No. 1 mate in the centre is young, lithe and slender, whilst No. 2 boasts a pretty pink flush on her breast. Or maybe they'd just indulged in some action which, in OHS's case, as his seduction technique isn't the subtlest, involves him strutting up with his chest and neck inflated, saying, "Coo-coom on, luv, show us your tail feathers!"

Saturday, 3 November 2007

Mugger microbes

I have suffered from athlete's foot for as long as I can remember. Regular immersions in seawater is the only thing that keeps it at bay (pun, groan). I get it between my little toe and its next-door neighbour and as long as my feet are dry, it's no bother. But the moment I step out of the bath or shower, if I don't dry my feet within seconds, a crack opens up between them and it gets very sore and flaky.

Antifungal foot creams? Forget it. They keep my feet moist, which is the worst thing for them as those pesky little fungi have a fetish for frolicking in gloop. I think the term is 'sploshing', which covers everything from food fights to baked bean baths.

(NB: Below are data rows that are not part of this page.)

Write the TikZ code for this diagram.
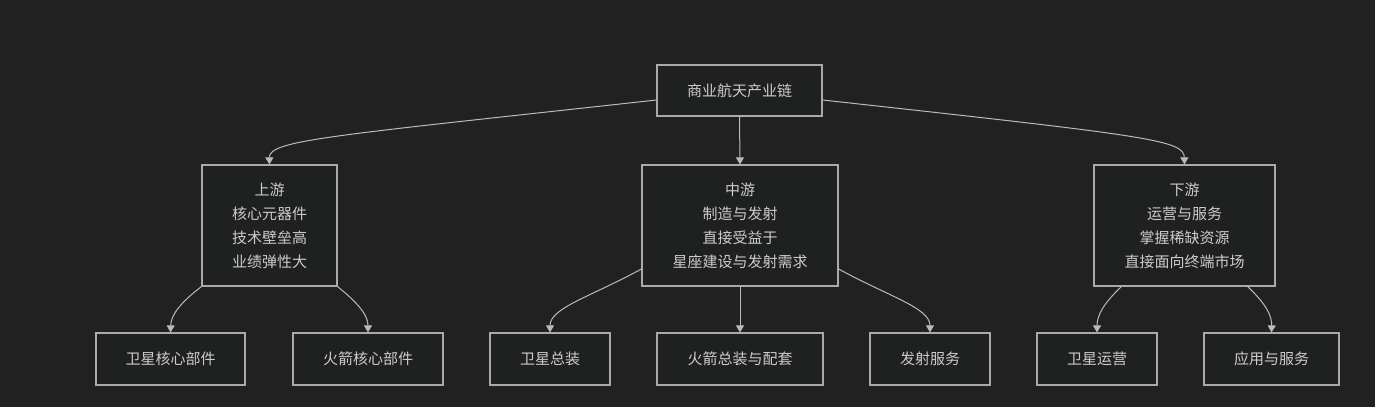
\documentclass[tikz,border=0pt]{standalone}
\usepackage{fontspec}
\setmainfont{Noto Sans CJK SC}
\usetikzlibrary{arrows.meta}
\definecolor{bg}{HTML}{212121}
\definecolor{nodefill}{HTML}{1F2020}
\definecolor{bordercol}{HTML}{AAAAAA}
\definecolor{txt}{HTML}{CCCCCC}
\definecolor{linecol}{HTML}{BBBBBB}
\begin{document}
\begin{tikzpicture}[x=1pt,y=-1pt,
 box/.style={draw=bordercol, fill=nodefill, line width=1.2pt, inner sep=0pt, align=center, text=txt, font=\fontsize{15}{24}\selectfont},
 topbox/.style={box, minimum height=51pt},
 midbox/.style={box, minimum height=121pt},
 leaf/.style={box, minimum height=52pt},
 edge/.style={draw=linecol, line width=1pt, -{Triangle[width=8pt,length=7pt]}}]
\fill[bg] (0,0) rectangle (1375,407);
\useasboundingbox (0,0) rectangle (1375,407);
\node[topbox, minimum width=165pt] (root) at (739.5,90.5) {商业航天产业链};
\node[midbox, minimum width=135pt] (up) at (269.5,225.5) {上游\\核心元器件\\技术壁垒高\\业绩弹性大};
\node[midbox, minimum width=196pt] (mid) at (740,225.5) {中游\\制造与发射\\直接受益于\\星座建设与发射需求};
\node[midbox, minimum width=181pt] (down) at (1184.5,225.5) {下游\\运营与服务\\掌握稀缺资源\\直接面向终端市场};
\node[leaf, minimum width=149pt] (L1) at (170.5,359) {卫星核心部件};
\node[leaf, minimum width=150pt] (L2) at (368,359) {火箭核心部件};
\node[leaf, minimum width=120pt] (L3) at (550,359) {卫星总装};
\node[leaf, minimum width=166pt] (L4) at (740,359) {火箭总装与配套};
\node[leaf, minimum width=120pt] (L5) at (930,359) {发射服务};
\node[leaf, minimum width=120pt] (L6) at (1097,359) {卫星运营};
\node[leaf, minimum width=135pt] (L7) at (1271.5,359) {应用与服务};
\draw[edge] ([yshift=-9.5pt]root.west) .. controls (330,136) and (269,140) .. (up.north);
\draw[edge] ([yshift=-9.5pt]root.east) .. controls (1150,136) and (1184,140) .. (down.north);
\draw[edge] (root.south) -- (mid.north);
\draw[edge] (up.south west) .. controls (180,303) and (171,315) .. (L1.north);
\draw[edge] (up.south east) .. controls (358,303) and (368,315) .. (L2.north);
\draw[edge] ([yshift=-43.5pt]mid.west) .. controls (590,297) and (550,308) .. (L3.north);
\draw[edge] (mid.south) -- (L4.north);
\draw[edge] ([yshift=-43.5pt]mid.east) .. controls (890,297) and (930,308) .. (L5.north);
\draw[edge] ([xshift=28pt]down.south west) .. controls (1104,303) and (1097,315) .. (L6.north);
\draw[edge] ([xshift=-28pt]down.south east) .. controls (1265,303) and (1272,315) .. (L7.north);
\end{tikzpicture}
\end{document}
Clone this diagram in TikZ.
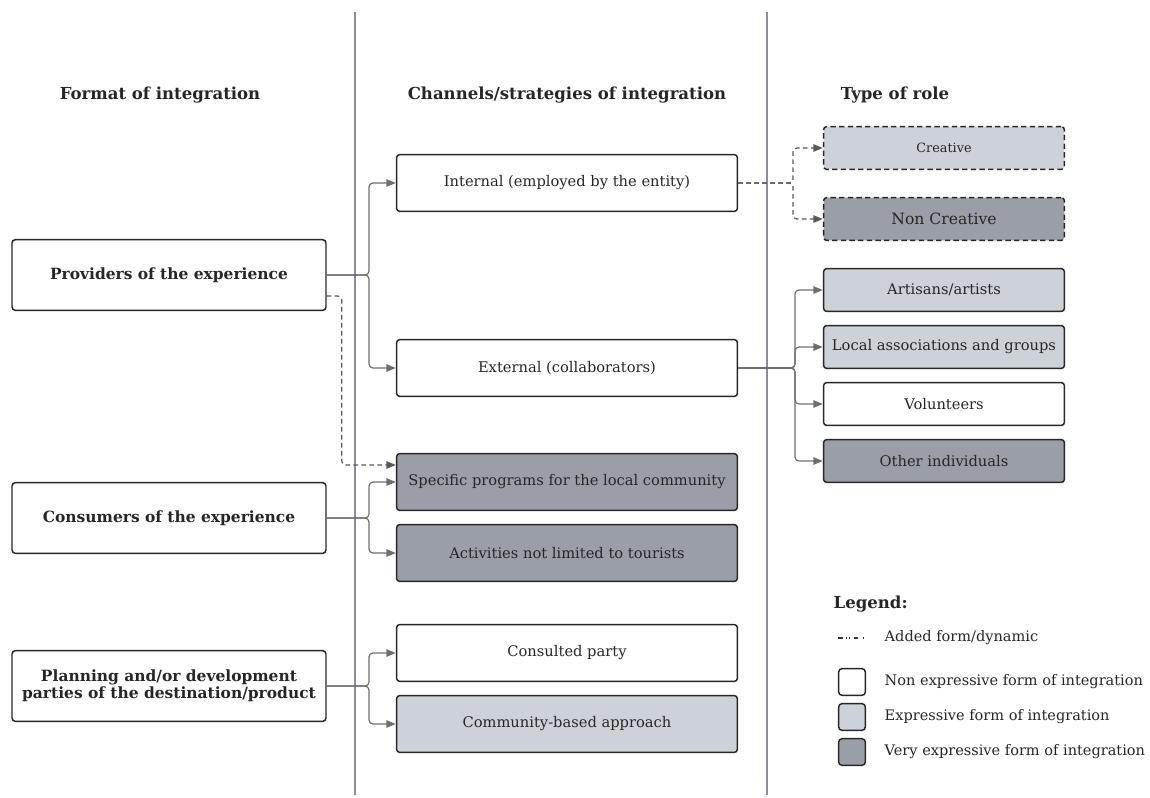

Powder works better, so long as I apply it instantly, and sometimes instantly isn't soon enough.

I read that the reason athlete's foot occurs most often between these particular toes is that they are generally jammed tight together so that the air doesn't circulate between them. (Air? In a sock? Is there a marketing opportunity here for socks with a built-in layer that releases air that puffs between the toes when you tread, in the manner of a woolly whoopee cushion?) With this in mind, when I had a bath last night I jammed one of those toe separators that we ladies use when painting our nails, between the digits in question before I even hopped out and grabbed the towel, in the hope that instant aeration would do the trick. Did it hell! By the time I'd grabbed towel off rail, the Grand Canyon had opened and the microbes were snickering at me: "Ho, ho, we're on your toe."

I sprinkled the buggers with Mycil and pulled on my socks thinking, "Die, you bastards." Half an hour later, I felt the painful sting as the athletes jabbed javelins into the crimson chasm. Which brings me to a terrible joke. I've tried to censor it for the sake of my politer readers, but those of the filth persuasion can read between the lines.

A man goes to the doctors with a horribly swollen and painful big toe. As he peels off his sock and shows it to the doctor, the doc bursts out laughing. "Whoo-hoo. Ha-ha!" he wheezes.
"Okay," says the patient. "It may be funny to you but it's damned painful for me. What is it? Gout? Have I broken it?"
The doctor looks at him candidly and asks, "Have you had sex in any strange positions lately?"
"Why?" asks the patient curtly, angry at this intrusion into his private life.
"Well, you've got syphilis of the big toe," announces the doctor, and bursts out laughing again.
"Syphilis of the big toe? That's not funny!" protests the patient. "How do you know it's syphilis of the big toe?"
"Well," guffaws the doc, "I've just had a woman in here with athlete's ----!"